I've been trying all my various applications on a new Win 7 64 Home Premium netbook (waaay better than the first-generation netbooks-- dual core ultra-low-voltage SU4100 rather than Atom N270 CPU, 13.3" display and long battery life). It's reasonably snappy, though you won't be doing serious 3D CAD with it.
- most of my XP-compatible apps installed okay. A few such as Skype I had to use a newer version that has some downside (such as advertisements).
- ACDSee 2.2 (ca. 1997) works great.
- Working drivers for laser printers were available, though not automatic (IIRC, I installed a Vista -64 driver for one).
- User interface is not too irritating (though why they got rid of the 'up' directory button on Explorer for Vista and Win 7 I'll never know.. there's a keyboard shortcut that does it.
- 64 bit OS
- Won't run any of my DOS command-line assemblers directly, nor can editor spawn DOS-based programs 8-(
Supposedly this can be fixed by upgrading to Win 7 Professional or Ultimate at $85-$150 more and downloading a 500M program, but I'm not eager to waste that money times however many computers will need it (ideally, available on all). It creates a virtual machine running XP, so there will be a lot of issues with trying to automate things.. but!!
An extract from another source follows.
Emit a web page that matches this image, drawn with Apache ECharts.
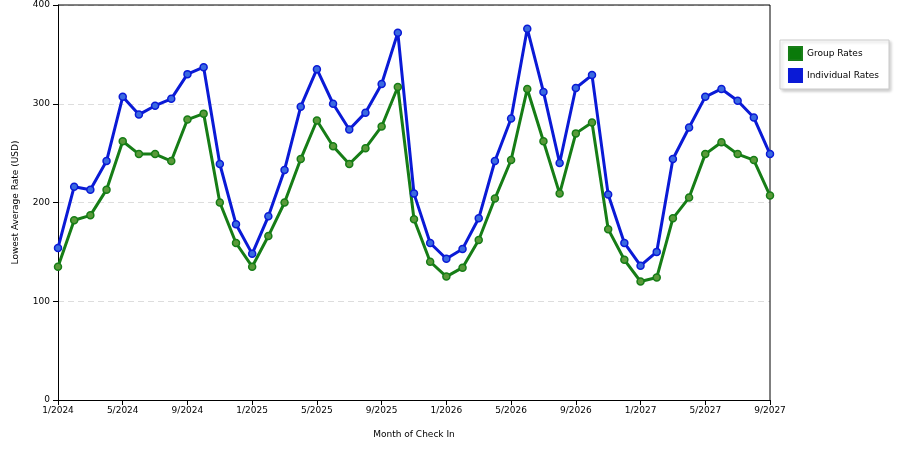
<!DOCTYPE html>
<html><head><meta charset="utf-8">
<script src="https://cdn.jsdelivr.net/npm/echarts@6/dist/echarts.min.js"></script>
<style>html,body{margin:0;padding:0;background:#fff}#c{width:900px;height:450px}</style>
</head><body><div id="c"></div>
<script>
const months = [];
for (let y = 2024; y <= 2027; y++) for (let m = 1; m <= 12; m++) { if (y === 2027 && m > 9) break; months.push(m + '/' + y); }
const groupRates = [135,182,187,213,262,249,249,242,284,290,200,159,135,166,200,244,283,257,239,255,277,317,183,140,125,134,162,204,243,315,262,209,270,281,173,142,120,124,184,205,249,261,249,243,207];
const individualRates = [154,216,213,242,307,289,298,305,330,337,239,178,148,186,233,297,335,300,274,291,320,372,209,159,143,153,184,242,285,376,312,240,316,329,208,159,136,150,244,276,307,315,303,286,249];
const chart = echarts.init(document.getElementById('c'));
const font = 'DejaVu Sans';
function ser(name, data, color, light) {
  return { name, type: 'line', data, symbol: 'circle', symbolSize: 7,
    lineStyle: { color, width: 3 }, itemStyle: { color: light, borderColor: color, borderWidth: 1.5 } };
}
chart.setOption({
  animation: false,
  textStyle: { fontFamily: font },
  grid: { left: 58, right: 130, top: 5, bottom: 50 },
  legend: { orient: 'vertical', right: 11, top: 40, itemWidth: 13, itemHeight: 13, itemGap: 7,
    padding: [6, 10, 6, 8], borderColor: '#ccc', borderWidth: 1, shadowColor: 'rgba(0,0,0,0.2)', shadowBlur: 3, shadowOffsetX: 2, shadowOffsetY: 2, backgroundColor: '#fff',
    textStyle: { fontSize: 9, fontFamily: font, color: '#000' },
    data: [{ name: 'Group Rates', icon: 'rect', itemStyle: { color: '#0a7a0a' } }, { name: 'Individual Rates', icon: 'rect', itemStyle: { color: '#0a1ad6' } }] },
  xAxis: { type: 'category', data: months, boundaryGap: false, name: 'Month of Check In', nameLocation: 'middle', nameGap: 30,
    nameTextStyle: { fontSize: 9, color: '#000' },
    axisLine: { lineStyle: { color: '#000' } },
    axisTick: { interval: 3, length: 5, lineStyle: { color: '#000' } },
    axisLabel: { interval: 3, fontSize: 9, color: '#000', margin: 6 }, splitLine: { show: false } },
  yAxis: { type: 'value', min: 0, max: 400, interval: 100, name: 'Lowest Average Rate (USD)', nameLocation: 'middle', nameGap: 38,
    nameTextStyle: { fontSize: 9, color: '#000' },
    axisLine: { show: true, lineStyle: { color: '#000' } }, axisTick: { show: true, length: 5, lineStyle: { color: '#000' } },
    axisLabel: { fontSize: 9, color: '#000' },
    splitLine: { lineStyle: { color: '#ddd', type: [6, 4] } } },
  series: [ser('Group Rates', groupRates, '#167d16', '#5a9a3a'), ser('Individual Rates', individualRates, '#0a1ad6', '#3a6ae0')]
});
chart.setOption({ graphic: [{ type: 'line', shape: { x1: 770, y1: 5, x2: 770, y2: 400 }, style: { stroke: '#000' } }, { type: 'line', shape: { x1: 58, y1: 5, x2: 770, y2: 5 }, style: { stroke: '#000' } }] });
</script></body></html>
... when you read the fine print, this (new) CPU does not have hardware assisted virtualization, so it won't work at all. 8-(
Another alternative would be to run a VMWare virtual machine with XP or Win2K (or FreeDOS or DOS 6.x) on it, but that's messy too, and no cheaper. Might give it a try anyway.
A free option is to install DOSBox which does work with my Metalink command-line assembler (about 20 years old). Have to 'mount' directories etc. so communication between the virtual machine and real not so easy. I don't see a way to integrate it seamlessly with an editor running under Win7, but it will at least allow old object code to be re-created, if necessary.